Electroluminescent devices are used in a variety of low power applications. For example, many battery-operated devices, such as wrist watches, utilize electroluminescent illuminators to illuminate their displays. In such devices, energy for activating the electroluminescent lamp typically is provided by a battery at a voltage range of 1-9 V. However, for proper operation, electroluminescent lamps operate at much higher voltages, on the order of 50-300 V. Thus, typical battery output voltages are inadequate for directly driving electroluminescent lamps.
Another limitation of battery sources is that batteries supply DC voltages, while electroluminescent displays typically emit light responsive to AC voltages. To improve the lifetime of the lamp and for acceptable performance, the driving voltage for the electrolimrlinescent lamp preferably approximates a sine wave.
A variety of circuit structures have been suggested for driving electroluminescent lamps using batteries as power sources. For example, U.S. Pat. No. 5,349,269 to Kimball employs two inverters that each supply high frequency pulses to a lamp. To improve the efficiency of the lamp, each of the inverters drives an opposite terminal of the lamp so that the overall voltage change across the lamp is twice the voltage of pulses from each of the inverters. Unfortunately, the use of two inverters increases the cost and difficulty of fabrication of the driving circuit, in part because each of the inverters requires a separate inductor.
In another approach described in U.S. Pat. No. 4,527,096 to Kindlmann, a single inductor is used to drive opposite sides of an electroluminescent lamp through a switching network. The inductor drives a first side of the electroluminescent lamp while the second side of the lamp is coupled to ground. The inductor injects current to the first side of the lamp thereby charging the lamp to high voltage. Then, the lamp is discharged by coupling the first side to ground.
The switching network then couples the inductor to the second side and the inductor charges the second side.

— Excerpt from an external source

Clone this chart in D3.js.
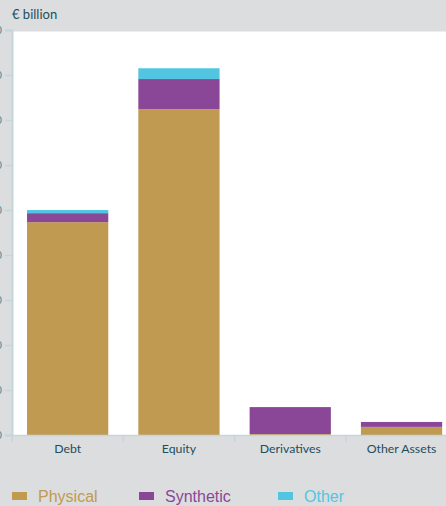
<!DOCTYPE html>
<html>
<head>
<meta charset="utf-8">
<script src="https://cdn.jsdelivr.net/npm/d3@7"></script>
<style>
  html, body { margin: 0; padding: 0; background: #dcdddf; }
  svg { display: block; }
  .axis-label { font-family: Lato, sans-serif; font-size: 12.3px; fill: #1d4f59; }
  .legend-text { font-family: "Liberation Sans", Arial, sans-serif; font-size: 16px; }
</style>
</head>
<body>
<div id="chart"></div>
<script>
// 類別與數值（€ billion）
const categories = ['Debt', 'Equity', 'Derivatives', 'Other Assets'];
const physical  = [473, 724, 2, 18];
const synthetic = [20, 67, 60, 11];
const other     = [7, 24, 0, 0];
const yTicks = [0, 100, 200, 300, 400, 500, 600, 700, 800, 900];

const seriesNames = ['Physical', 'Synthetic', 'Other'];
const colors = ['#c19a52', '#8b4797', '#52c6e0'];

const W = 446, H = 506;
const plotLeft = 12, plotBottom = 435, plotTop = 30;

const rows = categories.map((c, i) => ({
  cat: c, Physical: physical[i], Synthetic: synthetic[i], Other: other[i]
}));

const svg = d3.select('#chart').append('svg')
  .attr('width', W).attr('height', H);

// X 軸：每個類別寬約 111px，最後一格超出畫面
const x = d3.scaleBand()
  .domain(categories)
  .range([plotLeft, plotLeft + 111.3 * categories.length])
  .paddingInner(0.27)
  .paddingOuter(0.135);

const y = d3.scaleLinear()
  .domain([0, 900])
  .range([plotBottom, plotTop]);

// 白色繪圖區
svg.append('rect')
  .attr('x', plotLeft + 1).attr('y', y(900) + 1.5)
  .attr('width', W - plotLeft).attr('height', plotBottom - y(900) - 1.5)
  .attr('fill', '#fff');

// 標題
svg.append('text')
  .attr('class', 'axis-label')
  .attr('x', 12).attr('y', 19)
  .style('font-size', '13px')
  .text('€ billion');

// 堆疊長條
const stack = d3.stack().keys(seriesNames)(rows);
svg.append('g')
  .selectAll('g')
  .data(stack)
  .join('g')
  .attr('fill', (d, i) => colors[i])
  .selectAll('rect')
  .data(d => d)
  .join('rect')
  .attr('x', d => x(d.data.cat))
  .attr('y', d => y(d[1]))
  .attr('width', x.bandwidth())
  .attr('height', d => y(d[0]) - y(d[1]));

// Y 軸（刻度文字在左側被裁掉，和原圖一樣）
const yAxis = svg.append('g')
  .attr('transform', `translate(${plotLeft},0)`)
  .call(d3.axisLeft(y).tickValues(yTicks).tickSize(7).tickPadding(3));
yAxis.select('.domain').attr('stroke', '#c3d6db').attr('stroke-width', 2);
yAxis.selectAll('.tick line').attr('stroke', '#c3d6db').attr('stroke-width', 1.5);
yAxis.selectAll('.tick text')
  .attr('fill', '#5a8a94')
  .style('font-family', 'Lato, sans-serif')
  .style('font-size', '11px');

// X 軸
const xTickPos = categories.map((c, i) => plotLeft + i * x.step());
const xAxisG = svg.append('g');
xAxisG.append('line')
  .attr('x1', plotLeft).attr('x2', W)
  .attr('y1', plotBottom + 0.5).attr('y2', plotBottom + 0.5)
  .attr('stroke', '#c3d6db').attr('stroke-width', 1.5);
xAxisG.selectAll('.xt')
  .data(xTickPos)
  .join('line')
  .attr('x1', d => d).attr('x2', d => d)
  .attr('y1', plotBottom).attr('y2', plotBottom + 7)
  .attr('stroke', '#c3d6db').attr('stroke-width', 1.5);
xAxisG.selectAll('.xl')
  .data(categories)
  .join('text')
  .attr('class', 'axis-label')
  .attr('x', d => x(d) + x.bandwidth() / 2)
  .attr('y', plotBottom + 18)
  .attr('text-anchor', 'middle')
  .text(d => d);

// 圖例
const legendX = [12, 139, 278];
const legend = svg.append('g')
  .selectAll('g')
  .data(seriesNames)
  .join('g')
  .attr('transform', (d, i) => `translate(${legendX[i]},492)`);
legend.append('rect')
  .attr('width', 15).attr('height', 8)
  .attr('fill', (d, i) => colors[i]);
legend.append('text')
  .attr('class', 'legend-text')
  .attr('x', 26).attr('y', 10)
  .attr('fill', (d, i) => colors[i])
  .text(d => d);
</script>
</body>
</html>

The second side is then grounded, once again discharging the lamp. The resulting waveform across the electroluminescent lamp is a sawtooth wave having positive and negative peaks. The sawtooth waveform deviates substantially from the preferred sinusoidal waveform and produces a rapid discharge of the electroluminescent lamp at a relatively high current. This rapid discharge can cause premature failure of the lamp and typically does not provide optimum current draw or efficiency.